▶ _Challenge_: Return the listing below unchanged, minus its pictures.

▶ _Information shown_:
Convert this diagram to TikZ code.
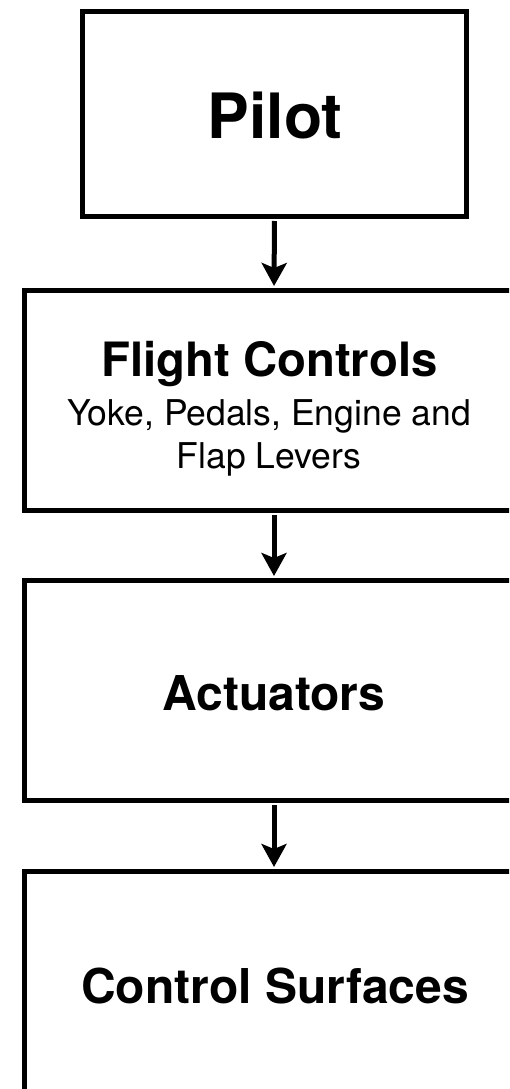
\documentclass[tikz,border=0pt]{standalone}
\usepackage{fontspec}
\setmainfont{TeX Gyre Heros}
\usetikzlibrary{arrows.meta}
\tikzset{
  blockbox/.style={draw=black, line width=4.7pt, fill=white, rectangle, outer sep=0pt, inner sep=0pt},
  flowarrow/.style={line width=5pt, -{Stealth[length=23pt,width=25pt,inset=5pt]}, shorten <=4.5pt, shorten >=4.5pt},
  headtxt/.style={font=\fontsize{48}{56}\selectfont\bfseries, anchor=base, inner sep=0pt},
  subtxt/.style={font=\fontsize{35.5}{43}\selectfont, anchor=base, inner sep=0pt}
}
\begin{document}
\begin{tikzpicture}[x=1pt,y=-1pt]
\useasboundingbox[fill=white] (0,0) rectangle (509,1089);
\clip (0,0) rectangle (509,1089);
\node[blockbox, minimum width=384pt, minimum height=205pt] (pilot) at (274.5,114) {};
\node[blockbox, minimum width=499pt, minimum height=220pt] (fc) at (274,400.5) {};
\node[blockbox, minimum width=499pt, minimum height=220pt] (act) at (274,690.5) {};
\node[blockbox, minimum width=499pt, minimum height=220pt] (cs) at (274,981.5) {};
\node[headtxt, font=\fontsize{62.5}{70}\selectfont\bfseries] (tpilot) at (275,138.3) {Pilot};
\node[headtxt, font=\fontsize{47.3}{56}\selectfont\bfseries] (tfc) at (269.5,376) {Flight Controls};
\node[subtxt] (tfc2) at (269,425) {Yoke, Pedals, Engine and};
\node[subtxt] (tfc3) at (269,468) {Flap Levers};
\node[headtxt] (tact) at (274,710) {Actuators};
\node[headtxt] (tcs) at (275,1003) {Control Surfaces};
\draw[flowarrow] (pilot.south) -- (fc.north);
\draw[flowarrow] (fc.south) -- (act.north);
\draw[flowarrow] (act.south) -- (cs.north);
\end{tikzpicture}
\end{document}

▶ _Result_:
Convert this diagram to TikZ code.
\documentclass[tikz,border=0pt]{standalone}
\usepackage{fontspec}
\setmainfont{TeX Gyre Heros}
\usetikzlibrary{arrows.meta}
\tikzset{
  blockbox/.style={draw=black, line width=4.7pt, fill=white, rectangle, outer sep=0pt, inner sep=0pt},
  flowarrow/.style={line width=5pt, -{Stealth[length=23pt,width=25pt,inset=5pt]}, shorten <=4.5pt, shorten >=4.5pt},
  headtxt/.style={font=\fontsize{48}{56}\selectfont\bfseries, anchor=base, inner sep=0pt},
  subtxt/.style={font=\fontsize{35.5}{43}\selectfont, anchor=base, inner sep=0pt}
}
\begin{document}
\begin{tikzpicture}[x=1pt,y=-1pt]
\useasboundingbox[fill=white] (0,0) rectangle (509,1089);
\clip (0,0) rectangle (509,1089);
\node[blockbox, minimum width=384pt, minimum height=205pt] (pilot) at (274.5,114) {};
\node[blockbox, minimum width=499pt, minimum height=220pt] (fc) at (274,400.5) {};
\node[blockbox, minimum width=499pt, minimum height=220pt] (act) at (274,690.5) {};
\node[blockbox, minimum width=499pt, minimum height=220pt] (cs) at (274,981.5) {};
\node[headtxt, font=\fontsize{62.5}{70}\selectfont\bfseries] (tpilot) at (275,138.3) {Pilot};
\node[headtxt, font=\fontsize{47.3}{56}\selectfont\bfseries] (tfc) at (269.5,376) {Flight Controls};
\node[subtxt] (tfc2) at (269,425) {Yoke, Pedals, Engine and};
\node[subtxt] (tfc3) at (269,468) {Flap Levers};
\node[headtxt] (tact) at (274,710) {Actuators};
\node[headtxt] (tcs) at (275,1003) {Control Surfaces};
\draw[flowarrow] (pilot.south) -- (fc.north);
\draw[flowarrow] (fc.south) -- (act.north);
\draw[flowarrow] (act.south) -- (cs.north);
\end{tikzpicture}
\end{document}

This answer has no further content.